Using the incorrect method, $\displaystyle f'(x)=2x$ and $\displaystyle g'(x)=-\frac{1}{x^2}$, so $\displaystyle f'(x)g'(x)=-\frac{2}{x}$

So this doesn't work as an example.
• Nov 12th 2009, 09:50 PM
playpwnsu
I used the quadratic formula for 2x^2-4x+1=0

{-b(+_)sq[b2-4ac]}/2a
a= 2 b = -4 c= 1

={-(-4)+_sq[(-4)^2 -4(2)(1)]}/2(2)
=1+_sq[8]

is it suppose to equate to 0?
• Nov 12th 2009, 10:09 PM
redsoxfan325
Yes.

$\displaystyle x=\frac{4\pm2\sqrt{2}}{4}=1\pm\frac{\sqrt{2}}{2}$
• Nov 12th 2009, 10:19 PM
playpwnsu
wow oh yeah..thanks hehe

okay hmm, i have one last question, that I'm really not sure what to do...

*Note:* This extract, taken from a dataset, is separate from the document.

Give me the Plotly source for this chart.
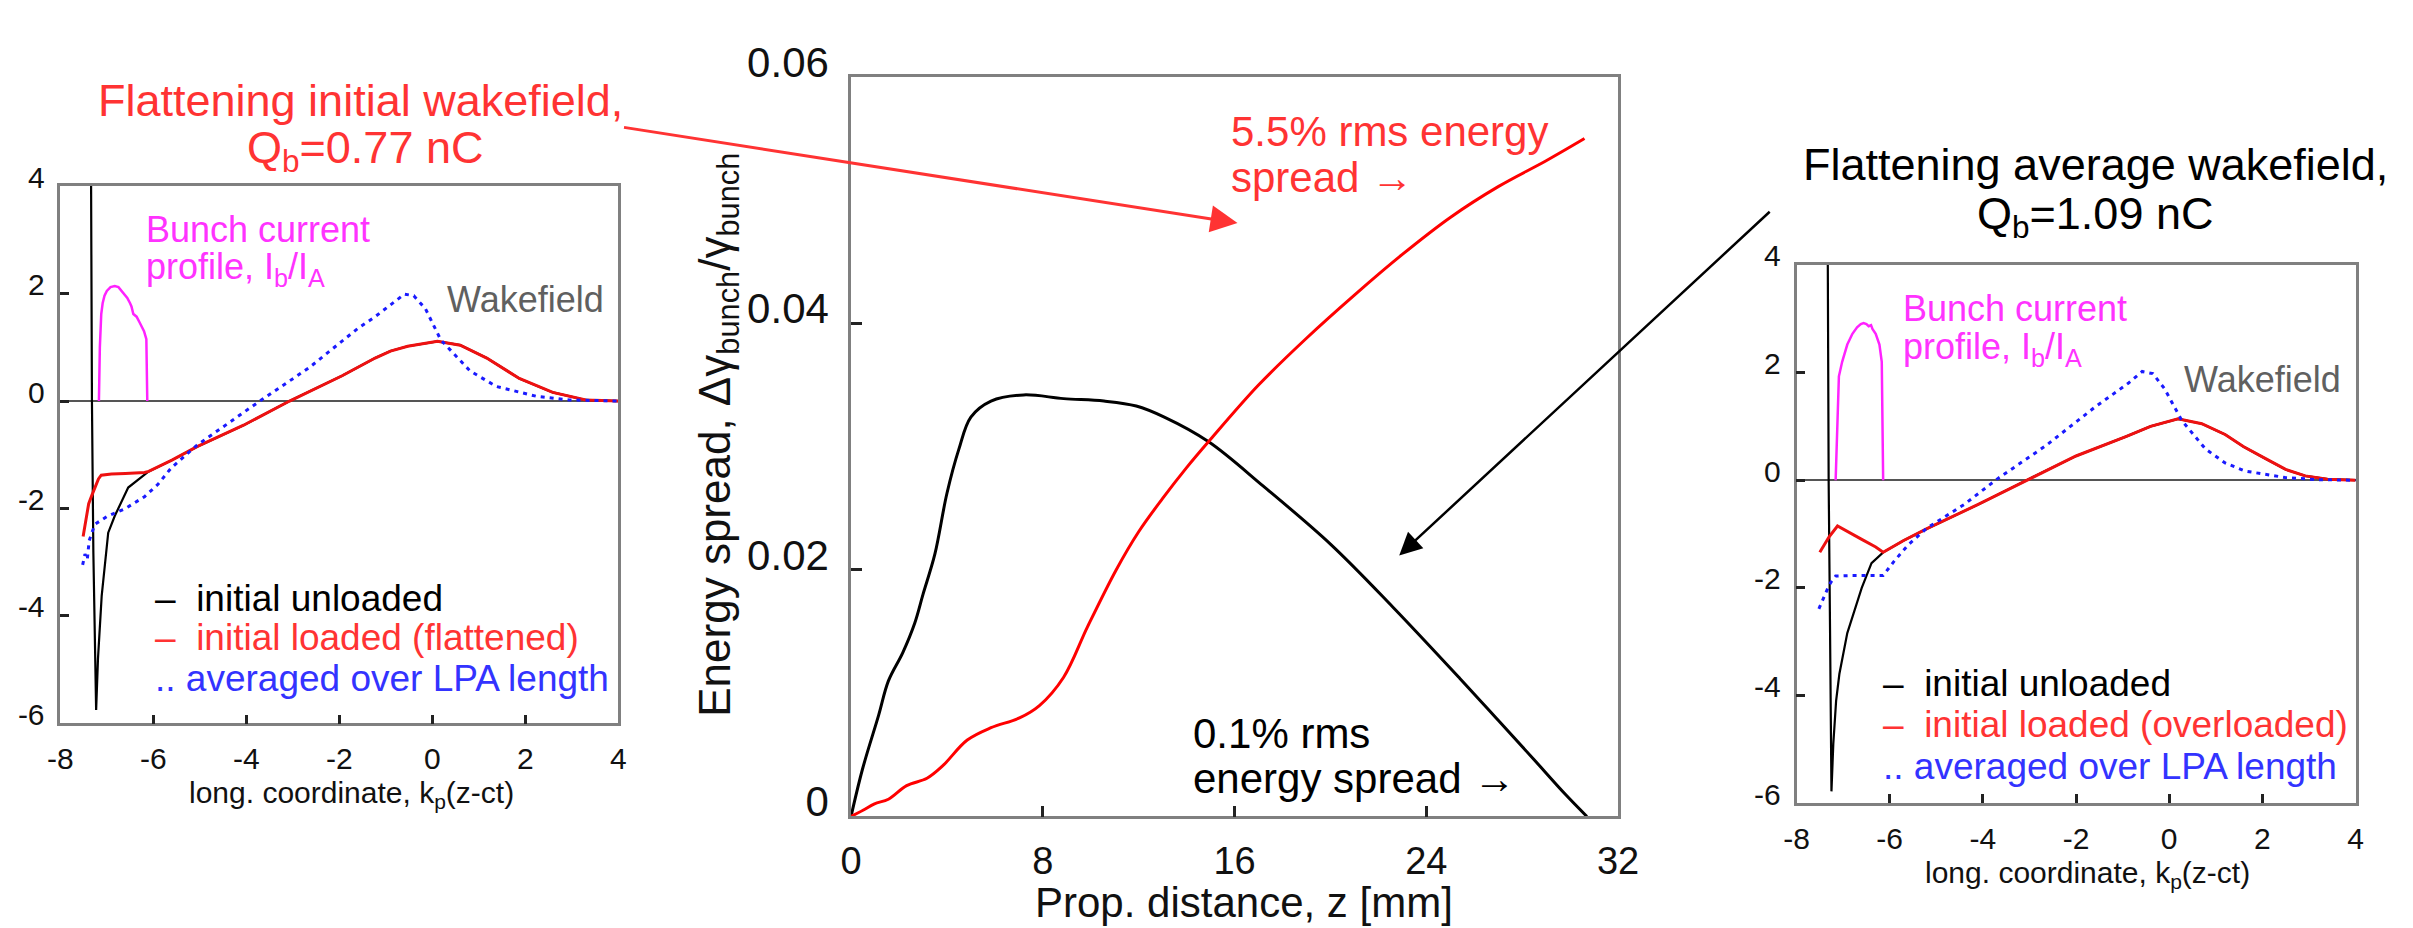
import plotly.graph_objects as go

W, H = 2413, 928
FONT = "Arial, Liberation Sans, sans-serif"

# ---------------- left panel: flattening the initial wakefield ----------------
left_spike_k = [-7.34, -7.32, -7.29, -7.26, -7.23, -7.19, -7.11, -6.97, -6.83, -6.54, -6.19]
left_spike_w = [4.4, 0.0, -2.8, -4.6, -5.75, -4.79, -3.62, -2.45, -2.14, -1.61, -1.38]

left_loaded_k = [-7.51, -7.45, -7.39, -7.32, -7.25, -7.18, -7.12, -6.9, -6.6, -6.3, -6.19, -6.1,
                 -5.6, -5.06, -4.06, -3.07, -2.5, -1.94, -1.23, -0.9, -0.53, 0.11, 0.6, 1.17,
                 1.87, 2.59, 3.3, 4.0]
left_loaded_w = [-2.52, -2.2, -1.91, -1.75, -1.61, -1.45, -1.38, -1.36, -1.35, -1.34, -1.33, -1.31,
                 -1.1, -0.85, -0.45, 0.0, 0.24, 0.47, 0.8, 0.93, 1.02, 1.11, 1.04, 0.8,
                 0.42, 0.16, 0.02, 0.0]

left_avg_k = [-7.52, -7.47, -7.42, -7.38, -7.3, -7.25, -7.0, -6.6, -6.19, -5.9, -5.62, -5.06,
              -4.4, -3.71, -2.65, -1.59, -1.23, -0.88, -0.6, -0.4, -0.15, 0.18, 0.5, 0.81,
              1.38, 2.23, 2.94, 4.0]
left_avg_w = [-3.05, -2.85, -2.95, -2.6, -2.4, -2.29, -2.15, -2.0, -1.78, -1.55, -1.25, -0.82,
              -0.42, 0.0, 0.62, 1.36, 1.57, 1.8, 1.99, 1.96, 1.72, 1.14, 0.84, 0.56,
              0.27, 0.09, 0.02, 0.0]

left_bunch_k = [-7.17, -7.15, -7.12, -7.09, -7.05, -7.0, -6.92, -6.83, -6.75, -6.69, -6.62, -6.56,
                -6.5, -6.47, -6.43, -6.4, -6.36, -6.3, -6.26, -6.2, -6.15, -6.14, -6.13]
left_bunch_w = [0.0, 1.0, 1.62, 1.82, 1.96, 2.05, 2.12, 2.14, 2.12, 2.06, 1.98, 1.92,
                1.82, 1.76, 1.62, 1.6, 1.57, 1.47, 1.4, 1.3, 1.15, 0.6, 0.0]

# ---------------- right panel: flattening the average wakefield ----------------
right_spike_k = [-7.33, -7.31, -7.28, -7.25, -7.21, -7.15, -7.08, -6.91, -6.6, -6.39, -6.14]
right_spike_w = [4.4, 0.0, -2.8, -5.78, -4.9, -4.1, -3.6, -2.84, -2.0, -1.54, -1.34]

right_loaded_k = [-7.5, -7.3, -7.12, -6.9, -6.6, -6.3, -6.14, -5.7, -5.2, -4.1, -3.06, -2.0,
                  -0.93, -0.4, 0.19, 0.7, 1.2, 1.6, 2.07, 2.5, 2.92, 3.4, 4.0]
right_loaded_w = [-1.34, -1.05, -0.85, -0.95, -1.1, -1.24, -1.34, -1.12, -0.9, -0.45, 0.0, 0.45,
                  0.81, 1.0, 1.14, 1.05, 0.85, 0.62, 0.4, 0.2, 0.08, 0.02, 0.0]

right_avg_k = [-7.52, -7.45, -7.38, -7.3, -7.25, -7.16, -6.8, -6.4, -6.14, -5.9, -5.6, -5.2,
               -4.4, -3.68, -2.65, -1.59, -1.23, -0.88, -0.58, -0.35, -0.1, 0.27, 0.78, 1.2,
               1.63, 2.49, 3.2, 4.0]
right_avg_w = [-2.39, -2.25, -2.1, -1.95, -1.88, -1.78, -1.77, -1.77, -1.77, -1.5, -1.2, -0.89,
               -0.45, 0.03, 0.64, 1.36, 1.58, 1.8, 2.02, 1.98, 1.7, 1.11, 0.58, 0.32,
               0.17, 0.05, 0.01, 0.0]

right_bunch_k = [-7.16, -7.12, -7.09, -7.02, -6.91, -6.8, -6.7, -6.62, -6.56, -6.5, -6.45, -6.4,
                 -6.37, -6.3, -6.22, -6.17, -6.15, -6.14]
right_bunch_w = [0.0, 1.3, 1.93, 2.2, 2.52, 2.72, 2.84, 2.9, 2.92, 2.9, 2.86, 2.88,
                 2.81, 2.72, 2.52, 2.2, 1.2, 0.0]

# ---------------- middle panel: energy spread along the LPA ----------------
z_unloaded = [0.0, 0.48, 1.15, 1.56, 2.16, 2.66, 3.0, 3.5, 4.0, 4.5, 5.0, 5.84, 7.2, 8.87,
              10.55, 11.9, 13.07, 14.92, 17.2, 20.0, 22.6, 25.4, 27.0, 28.5, 29.8, 30.7]
spread_unloaded = [0.0, 0.00385, 0.0082, 0.011, 0.0133, 0.0157, 0.018, 0.0213, 0.0262, 0.0298,
                   0.0324, 0.0337, 0.0342, 0.0339, 0.0337, 0.0333, 0.0324, 0.0304, 0.0268,
                   0.0221, 0.0170, 0.0112, 0.0078, 0.0046, 0.0018, 0.0]

z_loaded = [0.0, 0.5, 0.98, 1.56, 2.32, 3.17, 3.82, 4.85, 5.84, 7.03, 7.86, 8.87, 9.87, 11.06,
            12.0, 13.0, 14.0, 15.0, 17.0, 19.0, 21.0, 23.0, 25.0, 27.0, 29.0, 30.6]
spread_loaded = [0.0, 0.0005, 0.00103, 0.0014, 0.0025, 0.0031, 0.0041, 0.0062, 0.0072, 0.008,
                 0.009, 0.0113, 0.0154, 0.02, 0.0231, 0.0258, 0.0283, 0.0306, 0.035, 0.0388,
                 0.0423, 0.0456, 0.0486, 0.0511, 0.0532, 0.055]

# tick labels
k_ticks = [-8, -6, -4, -2, 0, 2, 4]
k_ticktext = ["-8", "-6", "-4", "-2", "0", "2", "4"]
w_ticks = [-6, -4, -2, 0, 2, 4]
w_ticktext = ["-6", "-4", "-2", "0", "2", "4"]
z_ticks = [0, 8, 16, 24, 32]
z_ticktext = ["0", "8", "16", "24", "32"]
s_ticks = [0, 0.02, 0.04, 0.06]
s_ticktext = ["0", "0.02", "0.04", "0.06"]


def tail(ks, ws, k0):
    pairs = [(k, w) for k, w in zip(ks, ws) if k > k0]
    return [p[0] for p in pairs], [p[1] for p in pairs]


fig = go.Figure()

RED = "#ee1111"
BLUE = "#1a1aff"
MAG = "#ff22ff"
DOT = "4px,5px"

# left panel traces
lk, lw = tail(left_loaded_k, left_loaded_w, -6.19)
fig.add_trace(go.Scatter(x=left_bunch_k, y=left_bunch_w, mode="lines",
                         line=dict(color=MAG, width=2.5), xaxis="x", yaxis="y"))
fig.add_trace(go.Scatter(x=left_spike_k + lk, y=left_spike_w + lw, mode="lines",
                         line=dict(color="black", width=2.2), xaxis="x", yaxis="y"))
fig.add_trace(go.Scatter(x=left_loaded_k, y=left_loaded_w, mode="lines",
                         line=dict(color=RED, width=3), xaxis="x", yaxis="y"))
fig.add_trace(go.Scatter(x=left_avg_k, y=left_avg_w, mode="lines",
                         line=dict(color=BLUE, width=3, dash=DOT), xaxis="x", yaxis="y"))

# middle panel traces
fig.add_trace(go.Scatter(x=z_unloaded, y=spread_unloaded, mode="lines", line_shape="spline",
                         line=dict(color="black", width=3), xaxis="x2", yaxis="y2"))
fig.add_trace(go.Scatter(x=z_loaded, y=spread_loaded, mode="lines", line_shape="spline",
                         line=dict(color="#ff0000", width=3), xaxis="x2", yaxis="y2"))

# right panel traces
rk, rw = tail(right_loaded_k, right_loaded_w, -6.14)
fig.add_trace(go.Scatter(x=right_bunch_k, y=right_bunch_w, mode="lines",
                         line=dict(color=MAG, width=2.5), xaxis="x3", yaxis="y3"))
fig.add_trace(go.Scatter(x=right_spike_k + rk, y=right_spike_w + rw, mode="lines",
                         line=dict(color="black", width=2.2), xaxis="x3", yaxis="y3"))
fig.add_trace(go.Scatter(x=right_loaded_k, y=right_loaded_w, mode="lines",
                         line=dict(color=RED, width=3), xaxis="x3", yaxis="y3"))
fig.add_trace(go.Scatter(x=right_avg_k, y=right_avg_w, mode="lines",
                         line=dict(color=BLUE, width=3, dash=DOT), xaxis="x3", yaxis="y3"))


def dom_x(a, b):
    return [a / W, b / W]


def dom_y(top, bottom):
    return [1 - bottom / H, 1 - top / H]


axis_common = dict(showline=True, linecolor="#808080", linewidth=2.5, mirror=True,
                   ticks="inside", tickcolor="#222222", tickwidth=2.5, showgrid=False,
                   zeroline=False)

wake_x = dict(axis_common, range=[-8, 4], tickvals=k_ticks, ticktext=k_ticktext, ticklen=9,
              tickfont=dict(family=FONT, size=30, color="#111111"), ticklabelstandoff=7)
wake_y = dict(axis_common, range=[-6, 4], tickvals=w_ticks, ticktext=w_ticktext, ticklen=9,
              tickfont=dict(family=FONT, size=30, color="#111111"), ticklabelstandoff=7,
              ticklabelshift=-9, zeroline=True, zerolinecolor="#555555", zerolinewidth=2)

fig.update_layout(
    width=W, height=H, margin=dict(l=0, r=0, t=0, b=0),
    paper_bgcolor="white", plot_bgcolor="white", showlegend=False,
    xaxis=dict(wake_x, domain=dom_x(48, 614), anchor="y"),
    yaxis=dict(wake_y, domain=dom_y(156, 722), anchor="x"),
    xaxis2=dict(axis_common, domain=dom_x(850, 1628), anchor="y2", range=[0, 32],
                tickvals=z_ticks, ticktext=z_ticktext, ticklen=11,
                tickfont=dict(family=FONT, size=38, color="#111111"), ticklabelstandoff=9),
    yaxis2=dict(axis_common, domain=dom_y(41, 820), anchor="x2", range=[0, 0.06],
                tickvals=s_ticks, ticktext=s_ticktext, ticklen=11,
                tickfont=dict(family=FONT, size=42, color="#111111"), ticklabelstandoff=11,
                ticklabelshift=-15),
    xaxis3=dict(wake_x, domain=dom_x(1809, 2376), anchor="y3"),
    yaxis3=dict(wake_y, domain=dom_y(239, 806), anchor="x3"),
)


def note(text, x, y, size, color, xanchor="left", angle=0):
    return dict(text=text, x=x / W, y=1 - y / H, xref="paper", yref="paper",
                xanchor=xanchor, yanchor="middle", showarrow=False, textangle=angle,
                font=dict(family=FONT, size=size, color=color))


TXT_RED = "#ff3333"
TXT_BLUE = "#3333ff"
TXT_MAG = "#ff33ff"
GRAY = "#606060"
SP = "\u00a0\u00a0"

notes = [
    # headings
    note("Flattening initial wakefield,", 352, 66, 45, TXT_RED, "center"),
    note("Q<sub>b</sub>=0.77 nC", 357, 119, 45, TXT_RED, "center"),
    note("Flattening average wakefield,", 2112, 133, 45, "black", "center"),
    note("Q<sub>b</sub>=1.09 nC", 2112, 188, 45, "black", "center"),
    # middle panel
    note("5.5% rms energy", 1233, 98, 42, TXT_RED),
    note("spread \u2192", 1233, 147, 42, TXT_RED),
    note("0.1% rms", 1195, 733, 42, "black"),
    note("energy spread \u2192", 1195, 780, 42, "black"),
    note("Prop. distance, z [mm]", 1249, 911, 42, "#111111", "center"),
    note("Energy spread, \u0394\u03b3<sub>bunch</sub>/\u03b3<sub>bunch</sub>", 715, 418, 44,
         "#111111", "center", -90),
    # left panel
    note("Bunch current", 133, 202, 36, TXT_MAG),
    note("profile, I<sub>b</sub>/I<sub>A</sub>", 133, 243, 36, TXT_MAG),
    note("Wakefield", 438, 275, 36, GRAY),
    note("\u2013" + SP + "initial unloaded", 142, 590, 37, "black"),
    note("\u2013" + SP + "initial loaded (flattened)", 142, 632, 37, TXT_RED),
    note(".. averaged over LPA length", 142, 675, 37, TXT_BLUE),
    note("long. coordinate, k<sub>p</sub>(z-ct)", 343, 797, 30, "#111111", "center"),
    # right panel
    note("Bunch current", 1915, 285, 36, TXT_MAG),
    note("profile, I<sub>b</sub>/I<sub>A</sub>", 1915, 328, 36, TXT_MAG),
    note("Wakefield", 2200, 360, 36, GRAY),
    note("\u2013" + SP + "initial unloaded", 1895, 680, 37, "black"),
    note("\u2013" + SP + "initial loaded (overloaded)", 1895, 723, 37, TXT_RED),
    note(".. averaged over LPA length", 1895, 767, 37, TXT_BLUE),
    note("long. coordinate, k<sub>p</sub>(z-ct)", 2104, 881, 30, "#111111", "center"),
]

# pointer arrows from the headings into the middle panel
notes.append(dict(text="", x=1242 / W, y=1 - 195 / H, xref="paper", yref="paper",
                  showarrow=True, ax=627 - 1242, ay=99 - 195, axref="pixel", ayref="pixel",
                  arrowcolor=TXT_RED, arrowwidth=3, arrowhead=2, arrowsize=1.8, standoff=0))
notes.append(dict(text="", x=1406 / W, y=1 - 545 / H, xref="paper", yref="paper",
                  showarrow=True, ax=1778 - 1406, ay=200 - 545, axref="pixel", ayref="pixel",
                  arrowcolor="black", arrowwidth=2.5, arrowhead=2, arrowsize=1.8, standoff=0))

fig.update_layout(annotations=notes)
fig.write_html("out.html")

1. It may be shown that the infinite sum
1+1/2+1/2^2+1/2^3.....
is equal to 2; and that, in general, for c E(can't do that symbol....) (-1,1),
1+c+c^2+c^3+....=1/1-c
Using this fact, prove that for c E (-1,1), c+2c^2+3c^3+4c^4+....=c/(1-c)^2

...thanks in advance, if you cannot help me, perhaps give me some hint about how this question works so I can get started, cheers(Happy)
• Nov 12th 2009, 10:23 PM
redsoxfan325
Quote:

Originally Posted by playpwnsu
wow oh yeah..thanks hehe

okay hmm, i have one last question, that I'm really not sure what to do...

1. It may be shown that the infinite sum
1+1/2+1/2^2+1/2^3.....
is equal to 2; and that, in general, for c E(can't do that symbol....) (-1,1),
1+c+c^2+c^3+....=1/1-c
Using this fact, prove that for c E (-1,1), c+2c^2+3c^3+4c^4+....=c/(1-c)^2

...thanks in advance, if you cannot help me, perhaps give me some hint about how this question works so I can get started, cheers(Happy)

$\displaystyle \sum_{n=0}^{\infty}c^n=\frac{1}{1-c}$

Differentiate both sides w.r.t. $\displaystyle c$. Then multiply both sides by $\displaystyle c$.